US President Donald Trump, who has blamed the recent spate of fires on forest mismanagement, was due to visit the fire zones on Saturday to meet displaced residents.
Governor Jerry Brown and Governor-elect Gavin Newsom planned to join his tour.
Authorities attribute the high death toll from the blaze - dubbed "Camp Fire" - partly to the speed with which flames raced through the town with little advance warning, driven by howling winds and fuelled by drought-desiccated scrub and trees.
More than a week later, firefighters have managed to carve containment lines around 45 per cent of the blaze's perimeter. The fire covered 57,000 hectares, fire officials said.
Besides the toll on human life, property losses from the blaze make it the most destructive in California history, posing the additional challenge of providing long-term shelter for many thousands of displaced residents.
With more than 9800 homes up in smoke, many refugees have taken up temporary residence with friends and family, while others have pitched tents or were camping out of their vehicles.

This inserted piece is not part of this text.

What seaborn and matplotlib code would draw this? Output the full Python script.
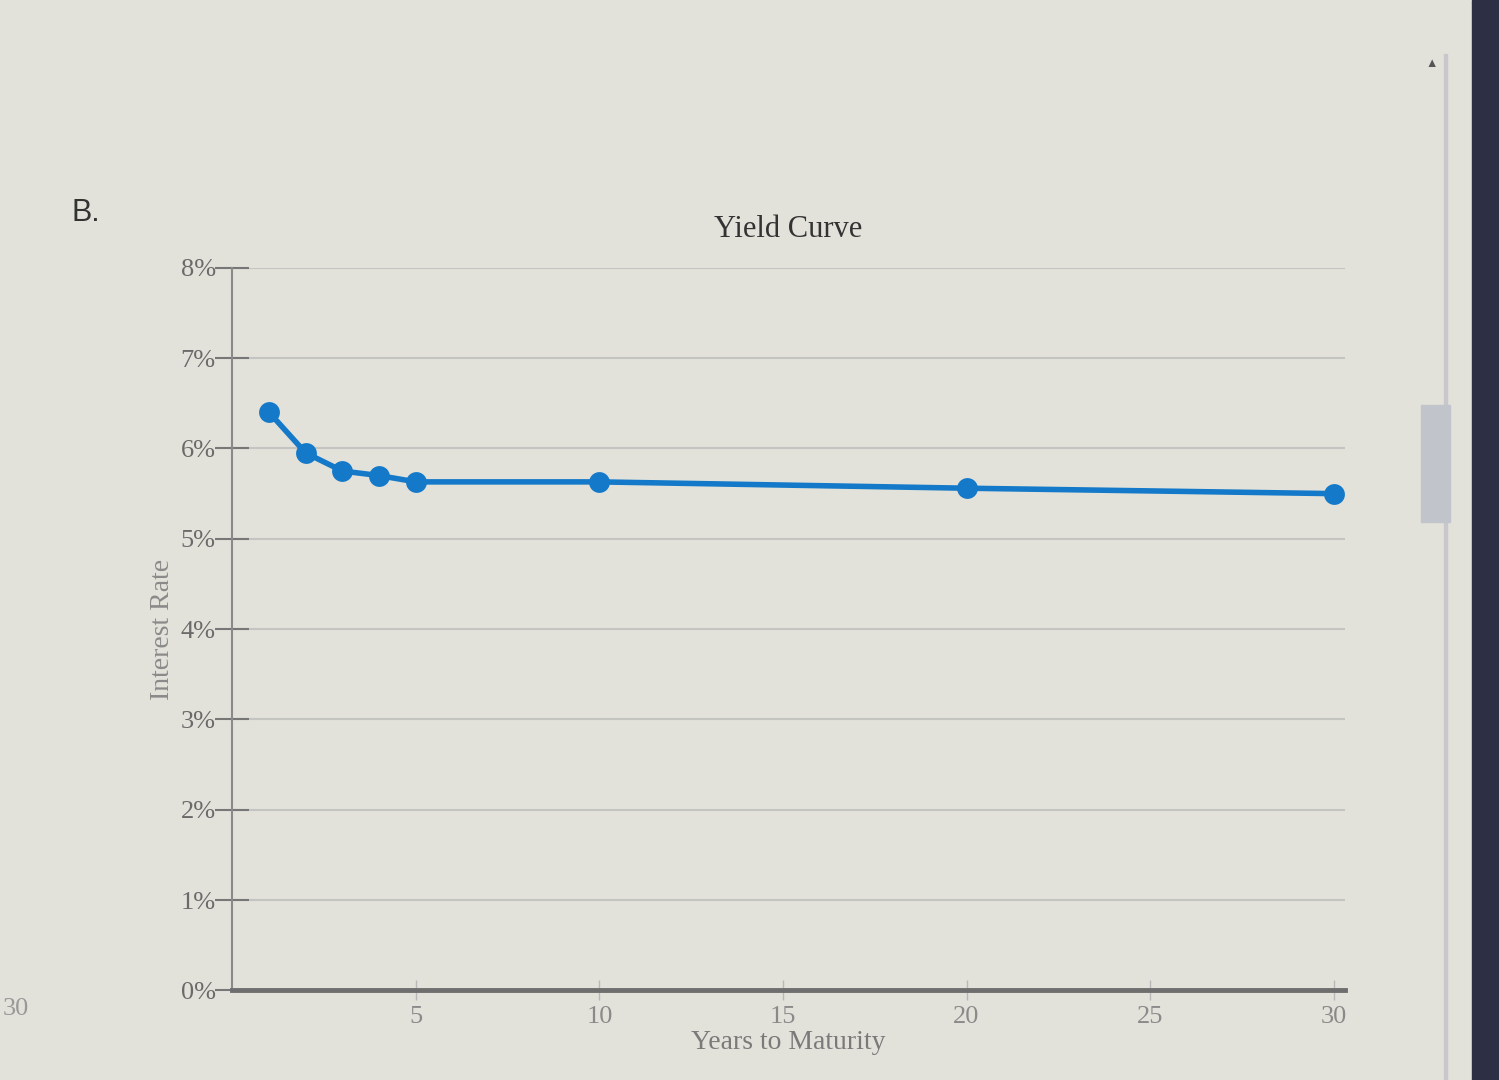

At least 1100 evacuees were being housed in 14 emergency shelters set up in churches, schools and community centres around the region, with a total of more than 47,000 people remaining under evacuation orders.
Search teams with cadaver dogs combed rubble-strewn expanses of burned-out neighbourhoods looking for bodies.
On Friday night, Butte County Sheriff Korea Honea said the remains of eight more fire victims were recovered during the day, bringing the death toll to 71.
That surpasses the previous fatality record from a single California wildfire - 29 in the Griffith Park fire of 1933 in Los Angeles.
Honea said the total roster of people unaccounted for had swelled to 1011 - up from the 630 names posted on Thursday night and well more than triple the number counted as missing on Thursday afternoon.
"This is a dynamic list," he told reporters, saying it was compiled from "raw data" that likely included some duplications or multiple spellings of names.
Honea bristled when asked whether many of those listed at this point, more than a week after the disaster, were expected to end up either deceased or declared missing and presumed dead.